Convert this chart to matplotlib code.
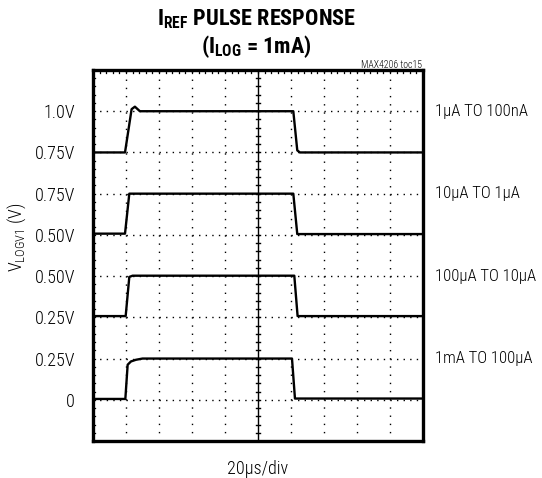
import matplotlib
matplotlib.use("Agg")
import matplotlib.pyplot as plt
import numpy as np
from matplotlib import font_manager

# ---- data (x in divisions of 20us, y in screen divisions) ----
t1_x = [0, 0.97, 1.17, 1.27, 1.42, 6.07, 6.19, 6.27, 10]
t1_y = [7.0, 7.0, 8.05, 8.11, 8.0, 8.0, 7.05, 7.0, 7.0]
t2_x = [0, 0.97, 1.10, 6.07, 6.19, 10]
t2_y = [5.03, 5.03, 6.0, 6.0, 5.02, 5.02]
t3_x = [0, 0.99, 1.10, 1.20, 6.10, 6.20, 10]
t3_y = [3.03, 3.03, 3.98, 4.01, 4.01, 3.03, 3.03]
t4_x = [0, 0.98, 1.05, 1.15, 1.30, 1.50, 6.03, 6.12, 10]
t4_y = [1.02, 1.02, 1.85, 1.93, 1.97, 2.0, 2.0, 1.03, 1.03]
traces = [(t1_x, t1_y), (t2_x, t2_y), (t3_x, t3_y), (t4_x, t4_y)]

ytick_pos = [1, 2, 3, 4, 5, 6, 7, 8]
ytick_labels = ["0", "0.25V", "0.25V", "0.50V", "0.50V", "0.75V", "0.75V", "1.0V"]
trace_labels = ["1\u03bcA TO 100nA", "10\u03bcA TO 1\u03bcA", "100\u03bcA TO 10\u03bcA", "1mA TO 100\u03bcA"]
trace_label_y = [8, 6, 4, 2]

names = {f.name for f in font_manager.fontManager.ttflist}
fam = "DejaVu Sans"
for cand in ["Roboto Condensed", "Archivo Narrow", "Fira Sans Condensed", "Fira Sans Extra Condensed"]:
    if cand in names:
        fam = cand
        break
plt.rcParams['font.family'] = [fam, 'DejaVu Sans']
plt.rcParams['font.weight'] = 300
plt.rcParams['mathtext.fontset'] = 'custom'
plt.rcParams['mathtext.rm'] = fam + ":light"
plt.rcParams['mathtext.bf'] = fam + ":bold"

fig = plt.figure(figsize=(5.42, 4.78), dpi=100)
ax = fig.add_axes([93/542, 37/478, 330/542, 371/478])
ax.set_xlim(0, 10)
ax.set_ylim(0, 9)

# dotted grid
for gx in range(1, 10):
    if gx == 5:
        continue
    ax.axvline(gx, color="black", lw=1.0, linestyle=(0, (1, 4.9)), zorder=1)
for gy in range(1, 9):
    ax.axhline(gy, color="black", lw=1.0, linestyle=(0, (1, 3.75)), zorder=1)

# center axis with ticks
ax.axvline(5, color="black", lw=1.0, zorder=2)
for ty in np.arange(0.2, 9, 0.2):
    ax.plot([4.93, 5.07], [ty, ty], color="black", lw=1.0, zorder=2)

# traces
for x, y in traces:
    ax.plot(x, y, color="black", lw=1.7, zorder=3)

ax.set_xticks([])
ax.set_yticks(ytick_pos)
ax.set_yticklabels(ytick_labels, fontsize=13, fontweight=300)
ax.tick_params(axis='y', length=0, pad=13)
# minor inner ticks on top and left
for tx in np.arange(0.2, 10, 0.2):
    ax.plot([tx, tx], [9, 8.93], color="black", lw=0.9, zorder=2)
for ty in np.arange(0.2, 9, 0.2):
    ax.plot([0, 0.06], [ty, ty], color="black", lw=0.9, zorder=2)

for s in ax.spines.values():
    s.set_linewidth(2.4)

for lab, yy in zip(trace_labels, trace_label_y):
    ax.text(10.36, yy, lab, fontsize=12, fontweight=300, va="center", ha="left", clip_on=False)

ax.set_xlabel("20\u03bcs/div", fontsize=13, fontweight=300, labelpad=14)
fig.text(0.030, 0.503, r"V$_{\mathregular{LOGV1}}$ (V)", rotation=90, fontsize=13,
         fontweight=300, ha="center", va="center")

fig.text(0.473, 0.960, r"I$_{\mathbf{REF}}$ PULSE RESPONSE", fontsize=16,
         fontweight="bold", ha="center", va="center")
fig.text(0.473, 0.903, r"(I$_{\mathbf{LOG}}$ = 1mA)", fontsize=16,
         fontweight="bold", ha="center", va="center")
fig.text(0.778, 0.864, "MAX4206 toc15", fontsize=7, fontweight=300, ha="right", va="center")

fig.savefig("out.png", dpi=100)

_ _ _ _ _

WHAT IS BEING ASKED.
The word "matplotlib" appears in how many lines of the data? Answer with only the number.

SOLUTION FOR THIS EXERCISE.
5